Hardest part of it: stay or leave?
PHOTOS: SUNDAY’S ZAMAN, İSA ŞİMŞEK
The popular movement in Syria has been snowballing for 18 months. Resorting to violence, the Bashar al-Assad regime has driven hundreds of thousands of people from their homes and homeland.
Forced relocation has become part of life. Women and children are forced to start on a journey for an unknown destination, while men are joining the Free Syrian Army (FSA). Doctors, professors, university students, taxi drivers, teachers, fathers, brothers are all soldiers now. In this struggle, which will have dire consequences, the death toll has already exceeded tens of thousands.
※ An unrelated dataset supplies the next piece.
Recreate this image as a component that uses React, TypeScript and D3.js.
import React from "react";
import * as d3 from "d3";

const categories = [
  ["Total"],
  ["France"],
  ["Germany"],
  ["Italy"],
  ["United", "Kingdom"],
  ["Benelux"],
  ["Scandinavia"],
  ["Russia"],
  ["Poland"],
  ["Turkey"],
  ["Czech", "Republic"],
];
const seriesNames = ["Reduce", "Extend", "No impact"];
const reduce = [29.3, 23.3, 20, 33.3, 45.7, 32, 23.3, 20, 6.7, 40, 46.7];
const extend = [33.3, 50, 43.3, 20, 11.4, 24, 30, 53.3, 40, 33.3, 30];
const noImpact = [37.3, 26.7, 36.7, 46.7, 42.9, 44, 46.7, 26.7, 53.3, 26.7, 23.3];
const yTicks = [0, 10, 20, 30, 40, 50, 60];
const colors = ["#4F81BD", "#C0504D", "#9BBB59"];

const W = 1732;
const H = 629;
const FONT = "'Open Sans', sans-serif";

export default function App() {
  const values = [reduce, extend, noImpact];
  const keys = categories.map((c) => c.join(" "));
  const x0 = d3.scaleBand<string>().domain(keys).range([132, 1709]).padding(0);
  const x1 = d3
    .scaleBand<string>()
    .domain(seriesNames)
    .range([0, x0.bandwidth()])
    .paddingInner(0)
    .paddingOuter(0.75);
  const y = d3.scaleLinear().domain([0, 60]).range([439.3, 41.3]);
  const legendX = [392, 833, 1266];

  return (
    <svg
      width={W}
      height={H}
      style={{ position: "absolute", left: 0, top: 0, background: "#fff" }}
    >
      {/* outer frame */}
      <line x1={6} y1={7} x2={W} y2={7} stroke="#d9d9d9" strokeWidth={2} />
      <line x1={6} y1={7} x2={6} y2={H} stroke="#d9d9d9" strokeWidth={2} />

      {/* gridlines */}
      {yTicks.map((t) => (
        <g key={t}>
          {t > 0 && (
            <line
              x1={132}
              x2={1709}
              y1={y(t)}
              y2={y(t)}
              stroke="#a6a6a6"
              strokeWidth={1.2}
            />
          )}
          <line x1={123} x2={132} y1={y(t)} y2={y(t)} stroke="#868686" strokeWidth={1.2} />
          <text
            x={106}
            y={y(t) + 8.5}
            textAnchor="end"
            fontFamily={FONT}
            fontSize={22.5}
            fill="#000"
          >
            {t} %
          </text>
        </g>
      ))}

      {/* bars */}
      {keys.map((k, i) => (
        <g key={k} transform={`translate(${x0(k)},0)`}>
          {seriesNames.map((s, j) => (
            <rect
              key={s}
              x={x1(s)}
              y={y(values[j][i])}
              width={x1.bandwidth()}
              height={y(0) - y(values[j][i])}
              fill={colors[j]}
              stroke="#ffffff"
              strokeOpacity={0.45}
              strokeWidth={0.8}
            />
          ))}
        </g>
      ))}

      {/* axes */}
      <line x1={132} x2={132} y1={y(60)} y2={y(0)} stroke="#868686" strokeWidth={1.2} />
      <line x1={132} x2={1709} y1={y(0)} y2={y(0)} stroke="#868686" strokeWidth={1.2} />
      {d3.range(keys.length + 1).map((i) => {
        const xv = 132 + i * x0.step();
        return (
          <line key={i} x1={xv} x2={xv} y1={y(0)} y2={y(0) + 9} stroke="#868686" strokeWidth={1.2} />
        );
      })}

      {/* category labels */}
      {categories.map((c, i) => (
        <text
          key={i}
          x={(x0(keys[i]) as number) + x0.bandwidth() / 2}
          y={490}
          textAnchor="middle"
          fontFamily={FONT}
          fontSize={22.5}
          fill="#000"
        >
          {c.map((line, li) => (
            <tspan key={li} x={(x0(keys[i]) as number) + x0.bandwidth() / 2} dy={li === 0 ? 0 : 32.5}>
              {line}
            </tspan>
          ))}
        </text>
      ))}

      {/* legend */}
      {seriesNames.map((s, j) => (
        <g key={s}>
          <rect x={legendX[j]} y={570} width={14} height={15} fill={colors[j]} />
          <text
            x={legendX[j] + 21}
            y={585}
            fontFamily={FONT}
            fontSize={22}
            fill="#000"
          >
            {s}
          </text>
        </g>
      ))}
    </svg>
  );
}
The cities are silent and demolished. The district of Azaz, seven kilometers from the border with Turkey, is one of them. The school where children would attend classes in the good old days is now empty. The bullet marks on the signboard indicate the severity of the ongoing clashes. Assad’s destroyed tanks which would fire on the public are now whetting the appetite of scrap collectors. A woman insists that we come to her house and she shows us the fridge hit by a rocket and asks us for help. The inhabitants of Azaz have returned to their largely demolished houses. A family with two kids who have just returned from the camps in Turkey avoid giving their names. Fear rules the hearts.